East Coast trip- 3 weeks of family and friends - Part 1: Cleveland

Uncle Henry and Aunt Florence at home

Very early flight to Cleveland, after a late night - called for a nap!
I left Barry to his academic duties in Berkeley while I went east for the 3+ week trip I take to spend time over the Jewish Holidays with my family and friends on the east coast - Cleveland, Baltimore and New York. As always, it was so nice to be with Uncle Henry and Aunt Flo in Cleveland , and even nicer because Ben and Lissy came in to join us for part of Rosh Hashana (they stayed at Pam and Stan’s). 

Pam and Stan
 There was the regular ritual of the baking of honey cakes for Aunt Flo and Pam, and this year I also made some egg and lemon sauce from the liquid the gefilte fish had been cooked in.  I remember making this kind of sauce for boiled fish with my mother, using a recipe from the bible of English Jewish cookery, Florence Greenberg. But I couldn’t find the recipe on the web. Then I realized it was about 9.30AM in Melbourne, and took a punt on Anna, one of the women staying in our house in Kew, being at home and working on her PC at that hour. She was in, and via a Skype call was able to locate the recipe for me, from the various sections of the decrepit old Florence Greenberg Penguin scattered amongst the more intact cookbooks on the kitchen shelf.  

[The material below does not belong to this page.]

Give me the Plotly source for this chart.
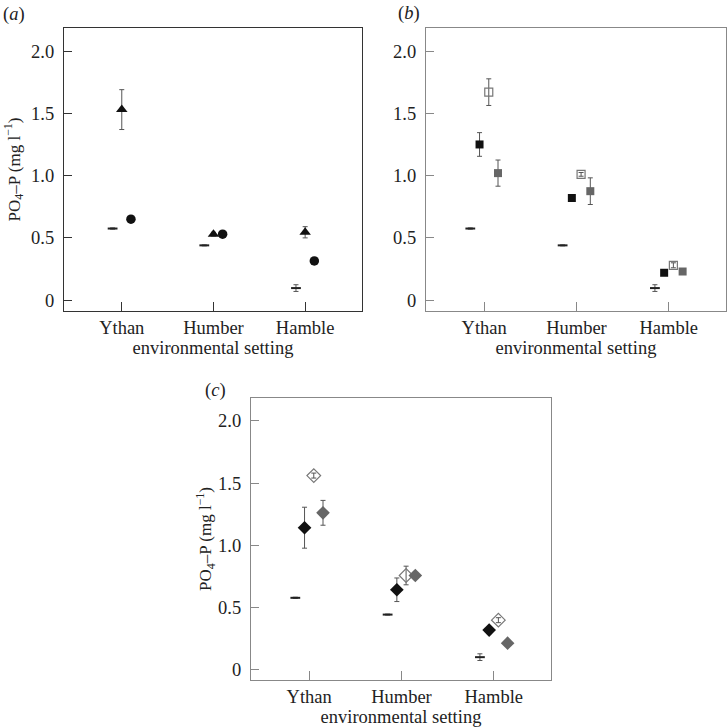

Mitch with Ben and Lissy, tie-dye stall in the background
While we were in Cleveland Ben, Lissy and I went to the Rock and Roll Museum and Hall of Fame again. I always think I will get sated here after 2 ½ to 3 hours as I do at most museums, so when we split up to do our own thing after going through the special Bruce Springsteen exhibit together, we set something like an hour and a half to wander, listen and view till we met up - and as usual we hadn’t really allowed enough time to see all the things we would  have liked to. But we had arranged to go on to a craft fair, part of a special Cleveland weekend happening, where our cousin Mitch had a stall selling her  tie-dyes, so we left as agreed and took the Rapid to the West Side market.  It was about to rain so we helped Mitch pack up her stall, quite an undertaking. I am amazed at how much she manages to pack into her small station wagon, both merchandise and the stall and display racks and canopy etc. 
Lissy, Ben. Mitch and Sara-Lila
4th Street pedestrian mall with  bars and restaurants  
Then we checked out the covered market, which reminded me of the Reading Terminal Market in Philadelphia, or the deli section at Vic Market, only less lively at that hour. We took a free trolley ride through some of the areas which would certainly have been no-go areas a few years back. It is many years since I have looked around parts of Cleveland far from the suburban area where my family lives, and a good deal of gentrification is going on, with all the tell-tale signs - new trendy restaurants and galleries, re-purposed older commercial buildings, and houses being done up  block by block . 

We ended up on 4th Street, where Sarah-Lila, Mitch’s 17-year-old daughter, has a part time job as hostess at a fancy restaurant where we had some drinks and snacks (and complimentary dessert!) before heading back to the Rapid to go back to our dinner date with Pam and Stan at a Brazilian restaurant with lots of small plates to share.   Unfortunately the rain had set in as we raced the couple of blocks to the Rapid station, and we had just missed our train so had to wait around for more than 20 minutes in sodden jeans and squelching shoes , not a bit comfortable. 
Aunt Lil, almost 91,  and me.
We fitted n a quick visit to Aunt Lil, who has moved into a different section of the aged care facility she has lived in for some time.  She was in fine form and she particularly enjoyed meeting Lissy for the first time.  Her son Jeffrey also popped in for a quick visit at Henry and Flo's on my last evening in Cleveland.